Seeing the show was like saying hello to an old friend that one hasn't seen in 10 years. When I was a student, I was master carpenter for the MIT MTG production. I previously did behind the stage work for an original show called "Robots", but "The Mystery of Edwin DROOD" was my first real musical. It was the one that finalized my love of the stage (despite my lack of singing abilities). I fell in love with the show all over again last night to the point of tears flowing down my eyes, which is a difficult thing to produce these days.
When on a larger budget, everything seemed better: the actors, the set pieces, and the choreography. The cast members were more energetic. Jon Jasper was more angular. The Landlesses were more exotic (and histrionic given the show within a show). Bazzard was more over-the-top. Princess Puffer was saucier; this was helped by the fact that some of the performers were more rubenesque compared to thin college students. Durdles is comparable to a cockney Pig Pen. And Drood was more English. These are good things.
My only regret was that only one of my decisions wound up with the 4 votes. (In case you don't know, the audience decides 4 key elements of the ending--the identity of Detective Dick Datchery, the murderer, an a male-female love couple).
Datchery: Bazzard (My choice was Helena Landless)
Murderer: Princess Puffer (My choice was Revered Crisparkle)
Female Lover: Helena Landless (My choice)
Durdles: (My choice was Revered Crisparkle)
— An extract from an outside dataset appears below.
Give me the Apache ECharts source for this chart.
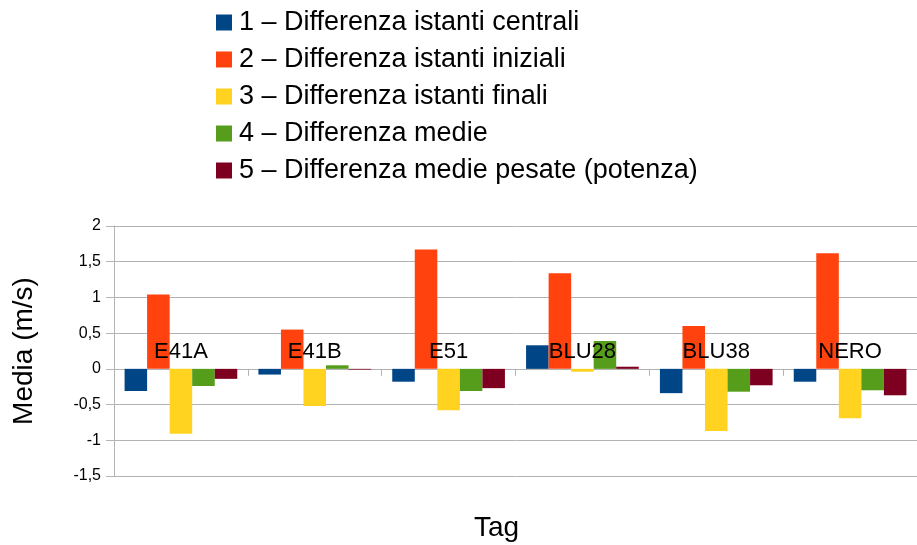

I wonder how much of the vote was the appeal of the character and how much of it was to see the solo number that arises for each decision.
For the record, yes I did give away the ending, but there are hundreds of endings that can happen in this show.
Take this math problem:
(1) You have 5 choices for the character of Dick Datchery
(2) You have 7 choices for the murderer (4 male, 3 female)
(3) If a male is chosen for #2, you have 4 males and 3 females to choose for the love ending.
(4) If a female is chosen for #2, you have 5 males and 2 females to choose for the love ending.
How many different combinations are there total for the show's ending?
EDIT: I just figured out the ending since I should have realized that you needed to take the maximum value of females and males from #3 and #4. Hence, it would have been 5 x 7 x 5 x 3 = 525.
525 different endings for the "Mystery of Edwin DROOD". No wonder why people always come back.
After which, we dined at Pops where I reaffirmed my love of escolar, elephant garlic, and chorizo.